IIRC, ICC judges lost access to their O365 work email accounts. Worst the US can do to me is turn off my Steam, and Gmail but I can easily live without those.
Now imagine being debanked by your own government because they don't like what you're saying and becoming unemployed, homeless and dead. I don't think they're remotely comparable.
For example, a few years ago, a power tripping gov bureaucrat turned off my unemployment payments over a technicality. Luckily, I had enough money to pay a lawyer to sue them and won, but it was tight. What if I hadn't had the money to hire a lawyer? Since I was in a foreign country, with no family or close friends to fall back on. I was exclusively relying on the welfare state I paid into for years, that then turn its back on me for shits and giggles.
So I don't think you understand just how bad it can be for you if your government decides to turn on you and fuck with you, if you're comparing this to losing access to your work email account.
See the famous case of UK postal workers that got fucked by their government trying to hide their mistakes.
You most likely use a Windows PC and an Android phone.
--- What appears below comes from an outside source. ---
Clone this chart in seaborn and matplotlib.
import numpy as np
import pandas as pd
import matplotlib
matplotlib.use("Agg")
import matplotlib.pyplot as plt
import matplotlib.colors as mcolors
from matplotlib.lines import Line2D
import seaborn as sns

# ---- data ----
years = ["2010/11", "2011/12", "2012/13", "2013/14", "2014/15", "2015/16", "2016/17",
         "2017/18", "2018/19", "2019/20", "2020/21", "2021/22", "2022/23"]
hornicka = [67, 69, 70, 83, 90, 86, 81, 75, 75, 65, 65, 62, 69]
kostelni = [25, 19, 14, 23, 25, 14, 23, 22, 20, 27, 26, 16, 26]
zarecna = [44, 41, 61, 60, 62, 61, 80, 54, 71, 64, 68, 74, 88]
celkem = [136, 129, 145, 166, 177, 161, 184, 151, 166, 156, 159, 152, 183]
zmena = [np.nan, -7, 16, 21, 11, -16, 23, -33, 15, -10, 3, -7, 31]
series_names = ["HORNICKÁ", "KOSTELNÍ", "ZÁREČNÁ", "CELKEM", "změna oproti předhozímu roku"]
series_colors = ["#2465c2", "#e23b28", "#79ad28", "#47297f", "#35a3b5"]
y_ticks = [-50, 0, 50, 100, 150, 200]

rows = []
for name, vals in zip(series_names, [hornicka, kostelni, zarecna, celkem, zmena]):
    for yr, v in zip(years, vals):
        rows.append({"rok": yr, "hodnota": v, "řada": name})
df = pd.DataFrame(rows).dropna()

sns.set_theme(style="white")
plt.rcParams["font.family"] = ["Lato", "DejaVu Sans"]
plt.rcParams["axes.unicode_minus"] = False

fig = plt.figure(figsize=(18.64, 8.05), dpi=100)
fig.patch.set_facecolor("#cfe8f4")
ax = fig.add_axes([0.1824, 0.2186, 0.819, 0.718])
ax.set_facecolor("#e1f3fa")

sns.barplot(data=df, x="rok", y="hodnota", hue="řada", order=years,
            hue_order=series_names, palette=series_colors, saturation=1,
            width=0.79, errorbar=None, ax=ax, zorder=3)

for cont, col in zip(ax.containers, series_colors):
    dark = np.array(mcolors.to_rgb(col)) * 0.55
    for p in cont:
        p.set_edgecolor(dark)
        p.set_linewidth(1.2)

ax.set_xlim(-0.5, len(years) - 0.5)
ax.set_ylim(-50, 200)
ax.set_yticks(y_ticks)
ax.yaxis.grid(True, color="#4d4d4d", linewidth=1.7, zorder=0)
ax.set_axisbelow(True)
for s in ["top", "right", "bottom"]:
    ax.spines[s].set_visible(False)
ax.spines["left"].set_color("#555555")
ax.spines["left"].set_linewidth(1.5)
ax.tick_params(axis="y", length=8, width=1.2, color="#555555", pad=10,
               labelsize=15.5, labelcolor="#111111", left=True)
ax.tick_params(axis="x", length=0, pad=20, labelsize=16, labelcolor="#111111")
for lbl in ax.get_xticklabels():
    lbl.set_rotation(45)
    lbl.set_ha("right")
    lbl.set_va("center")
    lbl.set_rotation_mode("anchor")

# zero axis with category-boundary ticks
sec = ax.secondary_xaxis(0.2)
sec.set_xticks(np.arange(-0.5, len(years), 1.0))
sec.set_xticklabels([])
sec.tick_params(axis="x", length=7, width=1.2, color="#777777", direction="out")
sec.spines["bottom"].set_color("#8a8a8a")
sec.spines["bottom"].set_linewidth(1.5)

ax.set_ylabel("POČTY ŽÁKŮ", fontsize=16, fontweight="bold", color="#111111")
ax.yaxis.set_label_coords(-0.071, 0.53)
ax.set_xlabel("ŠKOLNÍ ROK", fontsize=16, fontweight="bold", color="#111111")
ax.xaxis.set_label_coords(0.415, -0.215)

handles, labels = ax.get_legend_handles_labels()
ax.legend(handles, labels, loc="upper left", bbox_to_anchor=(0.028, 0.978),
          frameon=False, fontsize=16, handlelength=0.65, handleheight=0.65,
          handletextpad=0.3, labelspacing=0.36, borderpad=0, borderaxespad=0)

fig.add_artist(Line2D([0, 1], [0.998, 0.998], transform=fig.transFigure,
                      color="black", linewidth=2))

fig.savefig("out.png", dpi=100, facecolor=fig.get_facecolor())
If Uncle Sam viewed you as a threat actor, he could ask both companies to send you a signed and verified update to either your OS or apps they control, running whatever he wants.
> IIRC, ICC judges lost access to their O365 work email accounts. Worst the US can do to me is turn off my Steam, and Gmail but I can easily live without those.
They lost access to everything american, including Visa and Mastercard. It's in french and maybe not the best source but it's not paywalled :
https://www.tf1info.fr/international/nous-sommes-attaques-le...
> "Payments are mostly cancelled," he continued, "as almost all cards issued by banking institutions in Europe are either Visa or Mastercard, which are American companies."
They are not completely debanked since they can go to the bank and withdraw cash, but it's a crippling situation to be in.
It's all the same. How is suing Google any different, if you instead get debanked by Google for violating their "terms"? The only solution is untraceable, permissionless money, like Monero. Why do you think governments try so hard to ban it?
> Now imagine being debanked by your own government because they don't like what you're saying and becoming unemployed, homeless and dead. I don't think they're remotely comparable.
You don't have to imagine it.
Alina Lipp, Thomas Röper, Xavier Moreau, Col Jacques Baud, Nathalie Yamb. The last two are Swiss nationals. The Baud case is interesting because he's a Belgian resident who now can not even buy food or pay his bills while living in his own home.
According to AP News (https://apnews.com/article/international-court-sanctions-tru...) at least one judge had his bank accounts closed. So it's not just your own government who can debank you in Europe.
Of course in this judge's case there might still be some banks who are willing to work with him even at the risk of getting sanctioned as there weren't language in the news that he was completely debanked which I assume they would highlight if it was the case.